• _SHORT PROBLEM_: Quote each line of the material verbatim, without the pictures.

§ §

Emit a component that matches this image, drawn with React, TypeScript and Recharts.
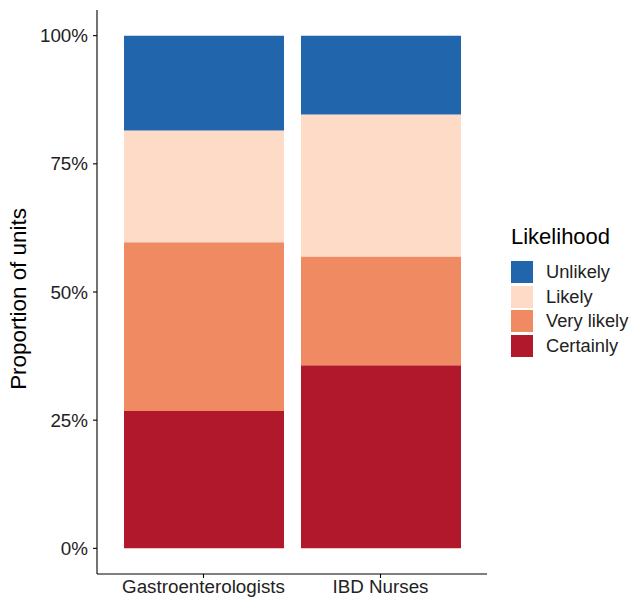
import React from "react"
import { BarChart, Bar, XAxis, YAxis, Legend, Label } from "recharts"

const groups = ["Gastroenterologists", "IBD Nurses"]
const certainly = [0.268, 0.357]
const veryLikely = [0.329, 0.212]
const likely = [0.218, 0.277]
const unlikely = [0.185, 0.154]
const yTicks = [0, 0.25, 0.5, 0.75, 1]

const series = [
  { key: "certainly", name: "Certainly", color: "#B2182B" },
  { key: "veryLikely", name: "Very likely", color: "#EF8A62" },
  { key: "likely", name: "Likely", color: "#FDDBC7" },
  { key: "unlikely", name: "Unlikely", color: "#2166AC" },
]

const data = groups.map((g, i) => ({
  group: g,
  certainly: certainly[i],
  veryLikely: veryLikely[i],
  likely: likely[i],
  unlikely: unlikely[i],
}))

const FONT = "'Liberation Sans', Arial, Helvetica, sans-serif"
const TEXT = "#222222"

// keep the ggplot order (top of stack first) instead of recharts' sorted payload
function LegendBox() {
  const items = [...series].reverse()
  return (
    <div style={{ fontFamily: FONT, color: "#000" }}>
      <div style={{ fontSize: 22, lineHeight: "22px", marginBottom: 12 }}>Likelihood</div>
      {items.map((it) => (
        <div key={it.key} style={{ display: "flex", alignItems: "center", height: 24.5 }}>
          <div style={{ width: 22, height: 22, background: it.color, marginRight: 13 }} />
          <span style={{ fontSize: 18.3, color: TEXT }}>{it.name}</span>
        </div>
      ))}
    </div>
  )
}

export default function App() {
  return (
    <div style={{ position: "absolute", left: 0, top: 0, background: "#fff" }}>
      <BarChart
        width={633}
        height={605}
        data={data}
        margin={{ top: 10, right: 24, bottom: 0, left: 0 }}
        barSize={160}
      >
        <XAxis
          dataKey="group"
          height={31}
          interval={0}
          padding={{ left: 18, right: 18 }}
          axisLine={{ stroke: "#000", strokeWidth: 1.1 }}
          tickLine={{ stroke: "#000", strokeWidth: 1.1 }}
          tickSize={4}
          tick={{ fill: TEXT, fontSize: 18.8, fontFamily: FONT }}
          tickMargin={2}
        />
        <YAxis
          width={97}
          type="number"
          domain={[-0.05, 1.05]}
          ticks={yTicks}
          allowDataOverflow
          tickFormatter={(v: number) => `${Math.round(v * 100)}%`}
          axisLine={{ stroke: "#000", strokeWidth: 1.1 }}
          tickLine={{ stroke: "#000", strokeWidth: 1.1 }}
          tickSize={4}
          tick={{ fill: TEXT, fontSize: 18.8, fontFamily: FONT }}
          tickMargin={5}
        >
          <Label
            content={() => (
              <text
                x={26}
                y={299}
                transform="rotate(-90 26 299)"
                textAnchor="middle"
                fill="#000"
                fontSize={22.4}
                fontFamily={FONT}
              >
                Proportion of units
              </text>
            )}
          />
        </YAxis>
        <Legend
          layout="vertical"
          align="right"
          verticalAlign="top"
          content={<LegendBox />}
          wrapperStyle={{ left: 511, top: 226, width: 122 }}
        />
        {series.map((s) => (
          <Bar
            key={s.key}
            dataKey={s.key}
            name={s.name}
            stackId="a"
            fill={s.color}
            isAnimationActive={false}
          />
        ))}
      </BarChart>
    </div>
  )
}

§ §

• _EXPECTED OUTPUT_:
Emit a component that matches this image, drawn with React, TypeScript and Recharts.
import React from "react"
import { BarChart, Bar, XAxis, YAxis, Legend, Label } from "recharts"

const groups = ["Gastroenterologists", "IBD Nurses"]
const certainly = [0.268, 0.357]
const veryLikely = [0.329, 0.212]
const likely = [0.218, 0.277]
const unlikely = [0.185, 0.154]
const yTicks = [0, 0.25, 0.5, 0.75, 1]

const series = [
  { key: "certainly", name: "Certainly", color: "#B2182B" },
  { key: "veryLikely", name: "Very likely", color: "#EF8A62" },
  { key: "likely", name: "Likely", color: "#FDDBC7" },
  { key: "unlikely", name: "Unlikely", color: "#2166AC" },
]

const data = groups.map((g, i) => ({
  group: g,
  certainly: certainly[i],
  veryLikely: veryLikely[i],
  likely: likely[i],
  unlikely: unlikely[i],
}))

const FONT = "'Liberation Sans', Arial, Helvetica, sans-serif"
const TEXT = "#222222"

// keep the ggplot order (top of stack first) instead of recharts' sorted payload
function LegendBox() {
  const items = [...series].reverse()
  return (
    <div style={{ fontFamily: FONT, color: "#000" }}>
      <div style={{ fontSize: 22, lineHeight: "22px", marginBottom: 12 }}>Likelihood</div>
      {items.map((it) => (
        <div key={it.key} style={{ display: "flex", alignItems: "center", height: 24.5 }}>
          <div style={{ width: 22, height: 22, background: it.color, marginRight: 13 }} />
          <span style={{ fontSize: 18.3, color: TEXT }}>{it.name}</span>
        </div>
      ))}
    </div>
  )
}

export default function App() {
  return (
    <div style={{ position: "absolute", left: 0, top: 0, background: "#fff" }}>
      <BarChart
        width={633}
        height={605}
        data={data}
        margin={{ top: 10, right: 24, bottom: 0, left: 0 }}
        barSize={160}
      >
        <XAxis
          dataKey="group"
          height={31}
          interval={0}
          padding={{ left: 18, right: 18 }}
          axisLine={{ stroke: "#000", strokeWidth: 1.1 }}
          tickLine={{ stroke: "#000", strokeWidth: 1.1 }}
          tickSize={4}
          tick={{ fill: TEXT, fontSize: 18.8, fontFamily: FONT }}
          tickMargin={2}
        />
        <YAxis
          width={97}
          type="number"
          domain={[-0.05, 1.05]}
          ticks={yTicks}
          allowDataOverflow
          tickFormatter={(v: number) => `${Math.round(v * 100)}%`}
          axisLine={{ stroke: "#000", strokeWidth: 1.1 }}
          tickLine={{ stroke: "#000", strokeWidth: 1.1 }}
          tickSize={4}
          tick={{ fill: TEXT, fontSize: 18.8, fontFamily: FONT }}
          tickMargin={5}
        >
          <Label
            content={() => (
              <text
                x={26}
                y={299}
                transform="rotate(-90 26 299)"
                textAnchor="middle"
                fill="#000"
                fontSize={22.4}
                fontFamily={FONT}
              >
                Proportion of units
              </text>
            )}
          />
        </YAxis>
        <Legend
          layout="vertical"
          align="right"
          verticalAlign="top"
          content={<LegendBox />}
          wrapperStyle={{ left: 511, top: 226, width: 122 }}
        />
        {series.map((s) => (
          <Bar
            key={s.key}
            dataKey={s.key}
            name={s.name}
            stackId="a"
            fill={s.color}
            isAnimationActive={false}
          />
        ))}
      </BarChart>
    </div>
  )
}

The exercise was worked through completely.